> _Data extract_
------------------------------------------------------------

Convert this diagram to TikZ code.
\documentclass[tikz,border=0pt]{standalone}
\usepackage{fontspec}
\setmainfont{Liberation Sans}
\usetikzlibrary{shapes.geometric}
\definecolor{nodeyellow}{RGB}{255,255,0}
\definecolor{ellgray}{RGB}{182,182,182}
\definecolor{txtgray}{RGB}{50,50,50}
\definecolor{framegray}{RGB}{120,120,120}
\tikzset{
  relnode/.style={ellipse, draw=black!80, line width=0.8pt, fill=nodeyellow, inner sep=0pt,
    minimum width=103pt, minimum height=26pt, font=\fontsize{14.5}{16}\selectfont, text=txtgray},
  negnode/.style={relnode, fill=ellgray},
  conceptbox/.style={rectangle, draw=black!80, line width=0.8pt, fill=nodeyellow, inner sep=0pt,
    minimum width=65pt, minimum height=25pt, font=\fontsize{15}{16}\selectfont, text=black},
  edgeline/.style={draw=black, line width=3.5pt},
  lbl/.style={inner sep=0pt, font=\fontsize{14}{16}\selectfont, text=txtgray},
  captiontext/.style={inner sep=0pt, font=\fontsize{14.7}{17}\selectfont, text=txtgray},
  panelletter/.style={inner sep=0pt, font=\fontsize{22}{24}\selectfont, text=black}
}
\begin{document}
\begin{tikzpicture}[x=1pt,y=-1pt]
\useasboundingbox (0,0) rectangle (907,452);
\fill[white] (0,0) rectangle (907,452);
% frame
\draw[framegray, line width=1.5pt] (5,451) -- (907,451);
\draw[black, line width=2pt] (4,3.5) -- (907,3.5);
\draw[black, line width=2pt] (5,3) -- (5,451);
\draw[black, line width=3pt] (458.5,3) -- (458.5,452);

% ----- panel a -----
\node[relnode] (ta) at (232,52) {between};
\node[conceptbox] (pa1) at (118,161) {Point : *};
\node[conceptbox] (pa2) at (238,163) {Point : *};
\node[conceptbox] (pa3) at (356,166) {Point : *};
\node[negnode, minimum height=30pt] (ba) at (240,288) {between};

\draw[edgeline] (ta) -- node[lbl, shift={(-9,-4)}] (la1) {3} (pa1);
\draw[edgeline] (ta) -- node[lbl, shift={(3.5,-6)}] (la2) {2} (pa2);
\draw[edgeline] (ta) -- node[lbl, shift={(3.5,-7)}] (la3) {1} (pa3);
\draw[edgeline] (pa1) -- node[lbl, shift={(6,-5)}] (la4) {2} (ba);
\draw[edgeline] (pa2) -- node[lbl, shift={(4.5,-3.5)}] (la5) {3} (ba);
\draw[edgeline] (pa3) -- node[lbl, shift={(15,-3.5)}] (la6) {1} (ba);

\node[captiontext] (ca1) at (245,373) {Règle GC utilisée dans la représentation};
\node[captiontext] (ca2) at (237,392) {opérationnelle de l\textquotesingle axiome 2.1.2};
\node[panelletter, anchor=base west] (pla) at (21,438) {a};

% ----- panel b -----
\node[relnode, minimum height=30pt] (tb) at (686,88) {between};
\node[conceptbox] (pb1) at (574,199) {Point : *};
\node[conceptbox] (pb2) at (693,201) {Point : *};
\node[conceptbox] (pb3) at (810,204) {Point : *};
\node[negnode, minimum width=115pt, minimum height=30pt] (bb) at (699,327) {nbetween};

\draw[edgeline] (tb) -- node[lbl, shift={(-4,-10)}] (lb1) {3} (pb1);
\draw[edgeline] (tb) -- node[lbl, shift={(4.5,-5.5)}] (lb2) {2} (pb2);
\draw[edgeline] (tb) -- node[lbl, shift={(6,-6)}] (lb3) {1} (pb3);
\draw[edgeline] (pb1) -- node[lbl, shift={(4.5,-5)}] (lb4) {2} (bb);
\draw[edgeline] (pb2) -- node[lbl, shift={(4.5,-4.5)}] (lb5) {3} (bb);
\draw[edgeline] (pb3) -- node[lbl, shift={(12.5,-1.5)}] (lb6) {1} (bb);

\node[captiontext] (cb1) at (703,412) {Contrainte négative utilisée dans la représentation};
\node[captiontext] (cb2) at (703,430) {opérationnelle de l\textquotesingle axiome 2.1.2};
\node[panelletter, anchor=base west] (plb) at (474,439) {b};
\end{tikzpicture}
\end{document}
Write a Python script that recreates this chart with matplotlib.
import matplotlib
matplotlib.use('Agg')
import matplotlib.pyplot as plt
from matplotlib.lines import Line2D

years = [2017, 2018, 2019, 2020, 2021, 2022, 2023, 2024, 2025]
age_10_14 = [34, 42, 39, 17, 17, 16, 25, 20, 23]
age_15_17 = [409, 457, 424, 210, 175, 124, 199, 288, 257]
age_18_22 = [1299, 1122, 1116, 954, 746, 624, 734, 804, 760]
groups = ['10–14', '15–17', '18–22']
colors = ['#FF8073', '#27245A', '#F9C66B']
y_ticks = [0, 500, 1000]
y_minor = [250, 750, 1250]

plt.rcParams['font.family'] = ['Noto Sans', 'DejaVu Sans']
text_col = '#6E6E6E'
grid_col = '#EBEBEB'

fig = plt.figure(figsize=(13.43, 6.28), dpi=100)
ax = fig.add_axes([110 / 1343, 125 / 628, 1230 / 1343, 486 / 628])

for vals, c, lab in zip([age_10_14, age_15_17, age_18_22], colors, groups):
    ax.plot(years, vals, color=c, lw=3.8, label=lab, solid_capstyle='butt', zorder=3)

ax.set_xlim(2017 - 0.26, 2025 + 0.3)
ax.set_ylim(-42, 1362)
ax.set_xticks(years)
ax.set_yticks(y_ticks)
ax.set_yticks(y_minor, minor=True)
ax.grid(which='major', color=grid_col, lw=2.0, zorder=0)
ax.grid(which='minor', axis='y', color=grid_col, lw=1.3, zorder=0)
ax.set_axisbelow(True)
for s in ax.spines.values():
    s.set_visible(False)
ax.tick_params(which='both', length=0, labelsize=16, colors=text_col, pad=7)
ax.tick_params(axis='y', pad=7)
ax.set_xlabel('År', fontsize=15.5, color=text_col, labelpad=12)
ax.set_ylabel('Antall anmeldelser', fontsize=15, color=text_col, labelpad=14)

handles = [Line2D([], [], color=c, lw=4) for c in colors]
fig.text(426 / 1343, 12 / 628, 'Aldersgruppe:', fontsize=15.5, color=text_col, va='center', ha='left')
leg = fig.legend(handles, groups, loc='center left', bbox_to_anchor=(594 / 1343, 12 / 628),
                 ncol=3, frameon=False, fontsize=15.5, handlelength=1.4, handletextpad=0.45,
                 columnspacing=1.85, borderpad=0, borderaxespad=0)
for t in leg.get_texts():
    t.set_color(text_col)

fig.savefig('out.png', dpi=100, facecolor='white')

------------------------------------------------------------

In full and verbatim, repeat the records given above.

> _Worked solution_
Convert this diagram to TikZ code.
\documentclass[tikz,border=0pt]{standalone}
\usepackage{fontspec}
\setmainfont{Liberation Sans}
\usetikzlibrary{shapes.geometric}
\definecolor{nodeyellow}{RGB}{255,255,0}
\definecolor{ellgray}{RGB}{182,182,182}
\definecolor{txtgray}{RGB}{50,50,50}
\definecolor{framegray}{RGB}{120,120,120}
\tikzset{
  relnode/.style={ellipse, draw=black!80, line width=0.8pt, fill=nodeyellow, inner sep=0pt,
    minimum width=103pt, minimum height=26pt, font=\fontsize{14.5}{16}\selectfont, text=txtgray},
  negnode/.style={relnode, fill=ellgray},
  conceptbox/.style={rectangle, draw=black!80, line width=0.8pt, fill=nodeyellow, inner sep=0pt,
    minimum width=65pt, minimum height=25pt, font=\fontsize{15}{16}\selectfont, text=black},
  edgeline/.style={draw=black, line width=3.5pt},
  lbl/.style={inner sep=0pt, font=\fontsize{14}{16}\selectfont, text=txtgray},
  captiontext/.style={inner sep=0pt, font=\fontsize{14.7}{17}\selectfont, text=txtgray},
  panelletter/.style={inner sep=0pt, font=\fontsize{22}{24}\selectfont, text=black}
}
\begin{document}
\begin{tikzpicture}[x=1pt,y=-1pt]
\useasboundingbox (0,0) rectangle (907,452);
\fill[white] (0,0) rectangle (907,452);
% frame
\draw[framegray, line width=1.5pt] (5,451) -- (907,451);
\draw[black, line width=2pt] (4,3.5) -- (907,3.5);
\draw[black, line width=2pt] (5,3) -- (5,451);
\draw[black, line width=3pt] (458.5,3) -- (458.5,452);

% ----- panel a -----
\node[relnode] (ta) at (232,52) {between};
\node[conceptbox] (pa1) at (118,161) {Point : *};
\node[conceptbox] (pa2) at (238,163) {Point : *};
\node[conceptbox] (pa3) at (356,166) {Point : *};
\node[negnode, minimum height=30pt] (ba) at (240,288) {between};

\draw[edgeline] (ta) -- node[lbl, shift={(-9,-4)}] (la1) {3} (pa1);
\draw[edgeline] (ta) -- node[lbl, shift={(3.5,-6)}] (la2) {2} (pa2);
\draw[edgeline] (ta) -- node[lbl, shift={(3.5,-7)}] (la3) {1} (pa3);
\draw[edgeline] (pa1) -- node[lbl, shift={(6,-5)}] (la4) {2} (ba);
\draw[edgeline] (pa2) -- node[lbl, shift={(4.5,-3.5)}] (la5) {3} (ba);
\draw[edgeline] (pa3) -- node[lbl, shift={(15,-3.5)}] (la6) {1} (ba);

\node[captiontext] (ca1) at (245,373) {Règle GC utilisée dans la représentation};
\node[captiontext] (ca2) at (237,392) {opérationnelle de l\textquotesingle axiome 2.1.2};
\node[panelletter, anchor=base west] (pla) at (21,438) {a};

% ----- panel b -----
\node[relnode, minimum height=30pt] (tb) at (686,88) {between};
\node[conceptbox] (pb1) at (574,199) {Point : *};
\node[conceptbox] (pb2) at (693,201) {Point : *};
\node[conceptbox] (pb3) at (810,204) {Point : *};
\node[negnode, minimum width=115pt, minimum height=30pt] (bb) at (699,327) {nbetween};

\draw[edgeline] (tb) -- node[lbl, shift={(-4,-10)}] (lb1) {3} (pb1);
\draw[edgeline] (tb) -- node[lbl, shift={(4.5,-5.5)}] (lb2) {2} (pb2);
\draw[edgeline] (tb) -- node[lbl, shift={(6,-6)}] (lb3) {1} (pb3);
\draw[edgeline] (pb1) -- node[lbl, shift={(4.5,-5)}] (lb4) {2} (bb);
\draw[edgeline] (pb2) -- node[lbl, shift={(4.5,-4.5)}] (lb5) {3} (bb);
\draw[edgeline] (pb3) -- node[lbl, shift={(12.5,-1.5)}] (lb6) {1} (bb);

\node[captiontext] (cb1) at (703,412) {Contrainte négative utilisée dans la représentation};
\node[captiontext] (cb2) at (703,430) {opérationnelle de l\textquotesingle axiome 2.1.2};
\node[panelletter, anchor=base west] (plb) at (474,439) {b};
\end{tikzpicture}
\end{document}
Write a Python script that recreates this chart with matplotlib.
import matplotlib
matplotlib.use('Agg')
import matplotlib.pyplot as plt
from matplotlib.lines import Line2D

years = [2017, 2018, 2019, 2020, 2021, 2022, 2023, 2024, 2025]
age_10_14 = [34, 42, 39, 17, 17, 16, 25, 20, 23]
age_15_17 = [409, 457, 424, 210, 175, 124, 199, 288, 257]
age_18_22 = [1299, 1122, 1116, 954, 746, 624, 734, 804, 760]
groups = ['10–14', '15–17', '18–22']
colors = ['#FF8073', '#27245A', '#F9C66B']
y_ticks = [0, 500, 1000]
y_minor = [250, 750, 1250]

plt.rcParams['font.family'] = ['Noto Sans', 'DejaVu Sans']
text_col = '#6E6E6E'
grid_col = '#EBEBEB'

fig = plt.figure(figsize=(13.43, 6.28), dpi=100)
ax = fig.add_axes([110 / 1343, 125 / 628, 1230 / 1343, 486 / 628])

for vals, c, lab in zip([age_10_14, age_15_17, age_18_22], colors, groups):
    ax.plot(years, vals, color=c, lw=3.8, label=lab, solid_capstyle='butt', zorder=3)

ax.set_xlim(2017 - 0.26, 2025 + 0.3)
ax.set_ylim(-42, 1362)
ax.set_xticks(years)
ax.set_yticks(y_ticks)
ax.set_yticks(y_minor, minor=True)
ax.grid(which='major', color=grid_col, lw=2.0, zorder=0)
ax.grid(which='minor', axis='y', color=grid_col, lw=1.3, zorder=0)
ax.set_axisbelow(True)
for s in ax.spines.values():
    s.set_visible(False)
ax.tick_params(which='both', length=0, labelsize=16, colors=text_col, pad=7)
ax.tick_params(axis='y', pad=7)
ax.set_xlabel('År', fontsize=15.5, color=text_col, labelpad=12)
ax.set_ylabel('Antall anmeldelser', fontsize=15, color=text_col, labelpad=14)

handles = [Line2D([], [], color=c, lw=4) for c in colors]
fig.text(426 / 1343, 12 / 628, 'Aldersgruppe:', fontsize=15.5, color=text_col, va='center', ha='left')
leg = fig.legend(handles, groups, loc='center left', bbox_to_anchor=(594 / 1343, 12 / 628),
                 ncol=3, frameon=False, fontsize=15.5, handlelength=1.4, handletextpad=0.45,
                 columnspacing=1.85, borderpad=0, borderaxespad=0)
for t in leg.get_texts():
    t.set_color(text_col)

fig.savefig('out.png', dpi=100, facecolor='white')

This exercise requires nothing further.